I thought that was pretty cool. And gosh, one big takeaway was they designed for 10 years. They designed connectors, they designed their chips to last 10 years. And I thought that was just a huge takeaway for me. They showed us racks too, which was crazy. And the most impressive to me was this foundational model training beast. It’s two 4U racks stacked on top of each other with a 3U that as the CPU module interconnected by copper fricking cables over PCI express. I would’ve thought for sure it would’ve been optical. That’s how you connect high bandwidth stuff. But they worked the signaling to the point where they almost hit the performance of, well not the full bandwidth of optical, but at just an incredibly lower cost with the same amount of reliability and having nearly the speed of NVLink. And I just thought that was just a big thing.
The other fun fact here is they actually do system wafer testing. So that’s taken a 12-inch wafer putting it on a fixture at a foundry in Taiwan that you might know. And it runs neural nets on it. And I’ve never heard of that in my life. I’ve heard some basic testing, right? Making sure power, making sure your pins are lighting up, but they actually do functional testing. The reason they do that is Interposers and HBM and the packaging costs so much, why test on a full processor? Now that makes sense, but the fact they do it on a complete 12-inch wafer blew my mind. And by the way, it’s not punching out the chips and testing those. It’s actually putting the entire wafer on a fixture and doing a functional test.

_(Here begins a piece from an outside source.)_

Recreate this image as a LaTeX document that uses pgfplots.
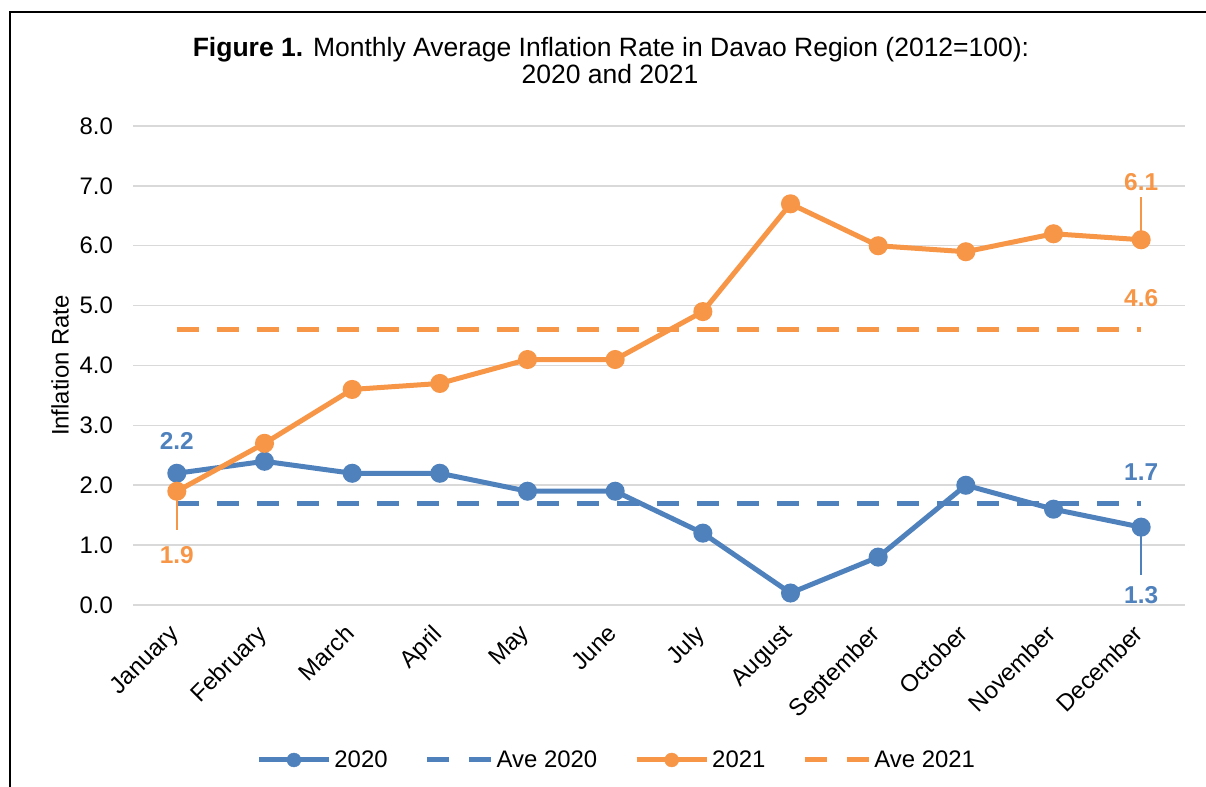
\documentclass[border=0pt]{standalone}
\usepackage{fontspec}
\setmainfont{Liberation Sans}
\usepackage{pgfplots}
\pgfplotsset{compat=1.18}
\definecolor{cblue}{RGB}{79,129,189}
\definecolor{corange}{RGB}{247,150,70}
\definecolor{cgrid}{RGB}{217,217,217}
\begin{document}
\begin{tikzpicture}[x=1bp,y=1bp]
\useasboundingbox (0,0) rectangle (1206,787);
\draw[line width=2.5bp] (10,0) -- (10,775) -- (1206,775);
\node[anchor=base, font=\fontsize{26.6}{31}\selectfont] at (611,730) {\textbf{Figure 1.} Monthly Average Inflation Rate in Davao Region (2012=100):};
\node[anchor=base, font=\fontsize{26.6}{31}\selectfont] at (610,703) {2020 and 2021};
\begin{axis}[
  at={(133bp,182bp)}, anchor=south west, scale only axis,
  width=1052bp, height=479bp,
  xmin=-0.5, xmax=11.5, ymin=0, ymax=8,
  xtick={0,...,11},
  xticklabels={January,February,March,April,May,June,July,August,September,October,November,December},
  ytick={0,1,...,8},
  yticklabel style={/pgf/number format/fixed, /pgf/number format/fixed zerofill, /pgf/number format/precision=1, /pgf/number format/assume math mode=true},
  tick label style={font=\fontsize{24}{28}\selectfont},
  y tick label style={anchor=east, inner sep=0pt, xshift=-20bp},
  x tick label style={rotate=45, anchor=north east, inner sep=0pt, xshift=-19bp, yshift=-6.5bp},
  major tick length=0pt,
  axis line style={draw=none},
  ymajorgrids, grid style={cgrid, line width=1.5bp},
  ylabel={Inflation Rate},
  every axis y label/.style={at={(axis description cs:-0.0694,0.5)}, rotate=90, anchor=center, font=\fontsize{24}{28}\selectfont},
  legend columns=4,
  legend style={at={(axis description cs:0.4603,-0.3236)}, anchor=center, draw=none, font=\fontsize{24}{28}\selectfont,
    /tikz/every even column/.append style={column sep=34bp},
    nodes={inner sep=3bp}},
  clip=false,
]
\addplot[forget plot, cblue, line width=5bp, dash pattern=on 22bp off 18bp] coordinates {(0,1.7) (11,1.7)};
\addplot[forget plot, corange, line width=5bp, dash pattern=on 22bp off 18bp] coordinates {(0,4.6) (11,4.6)};
\addplot[forget plot, cblue, line width=5bp, mark=*, mark size=7bp, mark options={solid, fill=cblue}] coordinates {
(0,2.2) (1,2.4) (2,2.2) (3,2.2) (4,1.9) (5,1.9) (6,1.2) (7,0.2) (8,0.8) (9,2.0) (10,1.6) (11,1.3)};
\addplot[forget plot, corange, line width=5bp, mark=*, mark size=7bp, mark options={solid, fill=corange}] coordinates {
(0,1.9) (1,2.7) (2,3.6) (3,3.7) (4,4.1) (5,4.1) (6,4.9) (7,6.7) (8,6.0) (9,5.9) (10,6.2) (11,6.1)};
\addlegendimage{legend image code/.code={\draw[cblue, line width=5bp] (0bp,0bp) -- (70bp,0bp); \fill[cblue] (35bp,0bp) circle (7bp);}}
\addlegendentry{2020}
\addlegendimage{legend image code/.code={\draw[cblue, line width=5bp, dash pattern=on 22bp off 20bp] (0bp,0bp) -- (64bp,0bp);}}
\addlegendentry{Ave 2020}
\addlegendimage{legend image code/.code={\draw[corange, line width=5bp] (0bp,0bp) -- (70bp,0bp); \fill[corange] (35bp,0bp) circle (7bp);}}
\addlegendentry{2021}
\addlegendimage{legend image code/.code={\draw[corange, line width=5bp, dash pattern=on 22bp off 20bp] (0bp,0bp) -- (64bp,0bp);}}
\addlegendentry{Ave 2021}
% data labels
\node[text=cblue, font=\bfseries\fontsize{24.5}{28}\selectfont] at (axis cs:0,2.74) {2.2};
\draw[corange, line width=1.5bp] (axis cs:0,1.9) -- (axis cs:0,1.25);
\node[text=corange, font=\bfseries\fontsize{24.5}{28}\selectfont] at (axis cs:0,0.835) {1.9};
\node[text=cblue, font=\bfseries\fontsize{24.5}{28}\selectfont] at (axis cs:11,2.22) {1.7};
\node[text=corange, font=\bfseries\fontsize{24.5}{28}\selectfont] at (axis cs:11,5.13) {4.6};
\draw[corange, line width=1.5bp] (axis cs:11,6.1) -- (axis cs:11,6.81);
\node[text=corange, font=\bfseries\fontsize{24.5}{28}\selectfont] at (axis cs:11,7.06) {6.1};
\draw[cblue, line width=1.5bp] (axis cs:11,1.3) -- (axis cs:11,0.5);
\node[text=cblue, font=\bfseries\fontsize{24.5}{28}\selectfont] at (axis cs:11,0.17) {1.3};
\end{axis}
\end{tikzpicture}
\end{document}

Got the Inferentia2 tray, pretty cool. It’s 4U. You don’t rack and stack because the CPU’s on there, boy, that looked like an AMD CPU with 12 Inferentia cards going over PCI express. And again, I can’t believe they let us take pictures of the boards themselves. We saw Lattice, some big Lattice semiconductors, probably security potentially an FPGA for IO. And then I saw a bunch of Marvell, which is likely networking.
So again, unprecedented access. I’ve been covering these guys for a decade and that’s how long the company has been doing this. But big picture, I’m going to get out of my geekdom real quick is AWS has found a way to have their cake and eat too. They have merchant silicon, everybody wants to work with them. NVIDIA, AMD, intel for CPU, for GPU for AI because they are the largest IAS provider hands down. So you want to go strong with AWS.

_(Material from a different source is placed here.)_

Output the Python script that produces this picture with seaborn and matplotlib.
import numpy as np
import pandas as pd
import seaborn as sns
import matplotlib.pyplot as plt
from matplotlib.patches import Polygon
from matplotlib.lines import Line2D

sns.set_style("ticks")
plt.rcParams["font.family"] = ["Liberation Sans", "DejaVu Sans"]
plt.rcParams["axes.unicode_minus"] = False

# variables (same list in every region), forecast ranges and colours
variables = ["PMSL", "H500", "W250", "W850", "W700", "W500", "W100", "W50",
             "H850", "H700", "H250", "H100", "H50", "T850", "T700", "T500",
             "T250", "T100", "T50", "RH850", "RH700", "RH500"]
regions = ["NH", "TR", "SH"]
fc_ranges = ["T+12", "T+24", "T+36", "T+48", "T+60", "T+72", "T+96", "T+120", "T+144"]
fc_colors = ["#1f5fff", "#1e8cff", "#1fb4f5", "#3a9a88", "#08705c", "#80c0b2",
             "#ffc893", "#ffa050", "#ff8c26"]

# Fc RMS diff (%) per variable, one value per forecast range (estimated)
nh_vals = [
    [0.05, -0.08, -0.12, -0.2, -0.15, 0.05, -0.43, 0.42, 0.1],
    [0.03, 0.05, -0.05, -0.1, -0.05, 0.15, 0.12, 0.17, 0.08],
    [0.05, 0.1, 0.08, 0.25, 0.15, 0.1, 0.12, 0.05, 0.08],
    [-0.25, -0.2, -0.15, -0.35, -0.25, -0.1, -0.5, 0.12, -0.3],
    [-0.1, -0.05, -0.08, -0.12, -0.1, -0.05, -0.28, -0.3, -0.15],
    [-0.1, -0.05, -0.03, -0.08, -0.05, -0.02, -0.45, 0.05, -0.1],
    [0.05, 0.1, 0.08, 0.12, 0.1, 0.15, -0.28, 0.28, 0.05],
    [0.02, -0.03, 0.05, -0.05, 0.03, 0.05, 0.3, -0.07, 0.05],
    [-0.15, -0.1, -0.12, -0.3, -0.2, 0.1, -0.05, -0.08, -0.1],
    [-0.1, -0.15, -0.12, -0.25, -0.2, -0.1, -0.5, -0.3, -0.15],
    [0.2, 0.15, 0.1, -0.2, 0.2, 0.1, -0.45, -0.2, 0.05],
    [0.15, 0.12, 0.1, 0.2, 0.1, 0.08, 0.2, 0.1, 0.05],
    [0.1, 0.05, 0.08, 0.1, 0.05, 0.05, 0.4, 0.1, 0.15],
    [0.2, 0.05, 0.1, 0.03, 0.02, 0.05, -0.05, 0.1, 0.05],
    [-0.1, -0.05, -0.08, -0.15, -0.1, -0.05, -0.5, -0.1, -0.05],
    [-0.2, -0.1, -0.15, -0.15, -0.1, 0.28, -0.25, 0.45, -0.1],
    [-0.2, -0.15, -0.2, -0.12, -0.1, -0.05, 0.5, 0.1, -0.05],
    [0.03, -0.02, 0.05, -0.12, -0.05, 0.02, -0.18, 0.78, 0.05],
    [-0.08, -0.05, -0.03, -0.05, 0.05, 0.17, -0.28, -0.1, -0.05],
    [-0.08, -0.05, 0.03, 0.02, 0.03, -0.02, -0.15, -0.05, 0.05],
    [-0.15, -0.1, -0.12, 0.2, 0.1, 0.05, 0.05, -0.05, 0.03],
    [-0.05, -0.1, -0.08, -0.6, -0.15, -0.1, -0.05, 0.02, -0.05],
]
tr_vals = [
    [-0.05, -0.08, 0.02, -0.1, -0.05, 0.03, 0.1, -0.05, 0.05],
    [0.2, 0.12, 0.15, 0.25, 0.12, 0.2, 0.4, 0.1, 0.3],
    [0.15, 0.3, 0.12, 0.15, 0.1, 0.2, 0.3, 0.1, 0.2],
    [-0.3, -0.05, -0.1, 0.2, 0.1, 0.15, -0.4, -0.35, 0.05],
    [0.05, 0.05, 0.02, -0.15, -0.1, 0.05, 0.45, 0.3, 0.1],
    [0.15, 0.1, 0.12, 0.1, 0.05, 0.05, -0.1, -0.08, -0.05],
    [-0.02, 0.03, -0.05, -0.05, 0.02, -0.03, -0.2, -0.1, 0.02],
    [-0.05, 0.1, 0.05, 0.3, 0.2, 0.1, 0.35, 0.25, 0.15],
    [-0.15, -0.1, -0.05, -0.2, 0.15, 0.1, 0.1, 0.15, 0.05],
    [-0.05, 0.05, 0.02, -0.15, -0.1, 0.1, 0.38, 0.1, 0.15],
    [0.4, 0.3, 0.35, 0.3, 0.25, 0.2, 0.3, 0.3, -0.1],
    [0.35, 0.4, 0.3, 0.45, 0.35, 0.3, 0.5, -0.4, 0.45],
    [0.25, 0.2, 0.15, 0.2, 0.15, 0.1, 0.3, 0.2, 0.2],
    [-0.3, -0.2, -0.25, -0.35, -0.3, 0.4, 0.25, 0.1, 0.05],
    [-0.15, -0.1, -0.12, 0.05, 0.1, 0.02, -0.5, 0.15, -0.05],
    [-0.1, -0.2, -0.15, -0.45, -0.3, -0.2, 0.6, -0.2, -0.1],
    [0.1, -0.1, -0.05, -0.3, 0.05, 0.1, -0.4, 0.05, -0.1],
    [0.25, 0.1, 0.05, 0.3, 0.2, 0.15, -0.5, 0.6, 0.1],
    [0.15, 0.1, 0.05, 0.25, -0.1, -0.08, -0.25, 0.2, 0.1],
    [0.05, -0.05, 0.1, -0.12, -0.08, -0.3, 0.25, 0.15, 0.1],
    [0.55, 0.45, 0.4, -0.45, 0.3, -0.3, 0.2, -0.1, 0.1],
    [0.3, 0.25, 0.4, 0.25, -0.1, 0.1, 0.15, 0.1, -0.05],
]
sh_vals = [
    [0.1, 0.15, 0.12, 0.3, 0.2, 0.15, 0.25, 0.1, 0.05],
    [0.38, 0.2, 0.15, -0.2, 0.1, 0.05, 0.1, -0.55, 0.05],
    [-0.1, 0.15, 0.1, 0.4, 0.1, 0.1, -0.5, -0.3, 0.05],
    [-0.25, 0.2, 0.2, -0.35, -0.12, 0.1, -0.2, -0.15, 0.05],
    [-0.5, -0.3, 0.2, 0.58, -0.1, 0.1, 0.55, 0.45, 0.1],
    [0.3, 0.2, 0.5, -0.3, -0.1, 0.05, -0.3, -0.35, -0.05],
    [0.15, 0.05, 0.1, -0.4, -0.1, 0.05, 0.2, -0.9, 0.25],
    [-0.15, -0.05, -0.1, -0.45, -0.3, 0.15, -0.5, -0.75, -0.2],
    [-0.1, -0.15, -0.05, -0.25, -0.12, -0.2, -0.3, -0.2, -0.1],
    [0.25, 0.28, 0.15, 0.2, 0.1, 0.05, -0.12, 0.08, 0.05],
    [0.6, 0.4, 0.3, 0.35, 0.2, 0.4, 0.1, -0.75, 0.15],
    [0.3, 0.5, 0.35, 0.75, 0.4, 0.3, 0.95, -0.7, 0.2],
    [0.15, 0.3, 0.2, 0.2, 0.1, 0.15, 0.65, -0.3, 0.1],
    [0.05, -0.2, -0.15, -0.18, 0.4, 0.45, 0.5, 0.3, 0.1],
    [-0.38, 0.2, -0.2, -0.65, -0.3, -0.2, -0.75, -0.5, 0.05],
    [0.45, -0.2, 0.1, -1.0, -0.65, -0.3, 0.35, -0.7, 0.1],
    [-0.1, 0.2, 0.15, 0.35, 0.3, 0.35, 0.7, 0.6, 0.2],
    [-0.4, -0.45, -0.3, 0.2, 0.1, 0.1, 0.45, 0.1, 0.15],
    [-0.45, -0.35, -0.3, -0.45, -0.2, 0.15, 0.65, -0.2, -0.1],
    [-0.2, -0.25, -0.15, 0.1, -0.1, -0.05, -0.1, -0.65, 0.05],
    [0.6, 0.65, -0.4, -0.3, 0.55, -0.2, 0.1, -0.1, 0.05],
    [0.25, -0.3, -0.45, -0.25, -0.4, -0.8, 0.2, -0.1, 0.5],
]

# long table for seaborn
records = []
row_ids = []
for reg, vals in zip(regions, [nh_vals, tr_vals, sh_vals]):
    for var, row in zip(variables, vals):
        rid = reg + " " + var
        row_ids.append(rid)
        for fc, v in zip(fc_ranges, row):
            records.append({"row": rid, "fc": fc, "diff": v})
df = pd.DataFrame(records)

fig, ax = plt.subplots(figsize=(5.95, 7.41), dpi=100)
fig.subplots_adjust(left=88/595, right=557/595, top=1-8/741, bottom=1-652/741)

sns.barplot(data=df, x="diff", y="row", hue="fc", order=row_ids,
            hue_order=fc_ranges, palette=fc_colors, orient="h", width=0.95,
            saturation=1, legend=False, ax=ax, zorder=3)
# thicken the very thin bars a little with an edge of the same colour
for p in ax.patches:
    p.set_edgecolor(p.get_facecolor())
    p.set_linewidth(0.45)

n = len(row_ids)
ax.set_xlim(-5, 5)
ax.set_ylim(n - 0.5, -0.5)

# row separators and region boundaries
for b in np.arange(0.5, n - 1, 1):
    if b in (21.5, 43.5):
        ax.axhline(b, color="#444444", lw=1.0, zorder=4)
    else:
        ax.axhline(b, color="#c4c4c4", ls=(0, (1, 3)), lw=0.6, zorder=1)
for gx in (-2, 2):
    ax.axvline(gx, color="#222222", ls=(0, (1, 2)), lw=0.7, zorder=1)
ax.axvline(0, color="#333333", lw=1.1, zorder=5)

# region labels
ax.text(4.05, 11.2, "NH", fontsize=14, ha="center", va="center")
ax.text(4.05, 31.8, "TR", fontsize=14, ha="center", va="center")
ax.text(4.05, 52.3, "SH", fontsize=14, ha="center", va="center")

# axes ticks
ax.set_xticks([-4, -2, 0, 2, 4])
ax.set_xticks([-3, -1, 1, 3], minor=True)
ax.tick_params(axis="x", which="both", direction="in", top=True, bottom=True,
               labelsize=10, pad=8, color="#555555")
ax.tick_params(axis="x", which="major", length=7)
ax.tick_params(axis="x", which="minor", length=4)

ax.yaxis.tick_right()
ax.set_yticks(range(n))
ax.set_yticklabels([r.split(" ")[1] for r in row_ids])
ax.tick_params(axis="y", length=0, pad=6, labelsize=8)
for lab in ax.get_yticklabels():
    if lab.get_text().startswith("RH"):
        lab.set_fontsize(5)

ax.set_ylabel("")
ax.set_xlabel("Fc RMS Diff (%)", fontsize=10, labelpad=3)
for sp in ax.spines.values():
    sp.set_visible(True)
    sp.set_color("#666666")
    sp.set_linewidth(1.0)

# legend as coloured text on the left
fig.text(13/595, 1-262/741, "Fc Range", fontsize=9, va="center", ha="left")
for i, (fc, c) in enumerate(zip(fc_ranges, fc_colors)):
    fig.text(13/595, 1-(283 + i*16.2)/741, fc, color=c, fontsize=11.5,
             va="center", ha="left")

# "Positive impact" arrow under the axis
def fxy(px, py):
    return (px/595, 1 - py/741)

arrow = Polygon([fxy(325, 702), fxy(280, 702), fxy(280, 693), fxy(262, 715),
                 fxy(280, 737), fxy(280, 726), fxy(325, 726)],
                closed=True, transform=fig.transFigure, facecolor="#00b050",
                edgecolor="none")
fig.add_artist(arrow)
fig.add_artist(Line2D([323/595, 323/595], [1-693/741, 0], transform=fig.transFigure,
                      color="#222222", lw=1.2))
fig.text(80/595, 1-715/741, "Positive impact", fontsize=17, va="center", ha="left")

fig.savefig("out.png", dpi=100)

And then they have their own custom silicon CPU inference, GPU and where it all started, which was on the networking plane, which is ironic. So they can provide customers lowest cost, they can provide the customers highest performance. And I’m just scratching my head wondering how do the other providers compete on this level? You can’t just dive in and be world-class. It took Apple 10 years and it took AWS 10 years. And the question I have is how long will it take everybody else to get to this level if the rate they even want to go there, because AWS has to be spending a billion dollars a year on development. It has to be right. Even if I go 250 million a design per year that they have to rev, they have to be spending this.
So I’m going to end it there. I’m really excited about getting this access. Never thought we would get it. Nobody lets you take pictures of boards, really. But they did. And they don’t even let you take pictures of their racks because their racks are non-standard from power and a width and a height basis. So again, okay, I’m pretty excited. I’m going to calm down. Dan, you got the ball?
Daniel Newman: Yeah, you did. You spilled my beans. You shared all my secrets. Yeah, I had a couple of people when you and I asked, can we share these? And they’re like, yeah, go ahead. And I was like, sure. Then I tweeted and some people were like you said, I actually had 15,000 people look at that tweet and they’re like, “I can’t believe they let you share that.” People are commenting on that. And it was really cool and I guess their point is like, well, it’s not like other people can’t do this and take these out of a rack and take a picture of it potentially, but generally speaking it’s not a known practice to give that away. Pat, my take on it though is kind of like they’re like, catch us if you can catch us, if you can. There’s a quote, I believe it was Herb Kelleher, the CEO of Southwest Airlines early on. He said, “I could leave my entire strategic playbook on the seat of one of my planes and I’m not worried about anybody. I don’t believe anybody else can execute like we execute.”
And I think that was a little bit of what we were hearing was they absolutely believe in their execution. They believe in their ability to deliver price performance. And your comment about the get it all here, merchant silicon all the way to custom homegrown silicon, they’re like, we’ve got it all. I mean, look, this company, it’s not a small margin by which they’re the world’s largest infrastructure player. It’s not small as much as we want it to say it is, it’s actually pretty substantial, especially because the way numbers are sort of represented by all the different cloud companies when it comes to pure enterprises running their infrastructure on AWS, it’s a fairly significant gulf. Having said that, of course everybody’s competing. But Pat the theme vertical integration, the theme, we understand that if we can be more and more vertically integrated, we can be higher growth, we can deliver better experiences across the application stack.
And of course there’s a model for this. The company is called Apple and it’s a different business, but it’s the same of understanding how as you vertically integrate, you control your destiny more. But they’re approaching it in all ways and I think they’re doing a good job from a balance standpoint. You hit a lot of the geekiest stuff here, Pat, but from a story and an evolution here, Pat, they’re taking things like PCIE and using it to create competitive networking to what I’m not going to say it doesn’t outperform NVLink, but the point they’re kind of saying is, yeah, but for 1/10th the cost we can give a whole lot of performance and things like that are pretty impressive as we know that the scale of AI eventually is going to need to address price markets from lower to upper. By the way, your background is so cool. I’m just telling you that the building behind you.
Patrick Moorhead: Coming up folks.
Daniel Newman: Yeah. God, that’s so cool.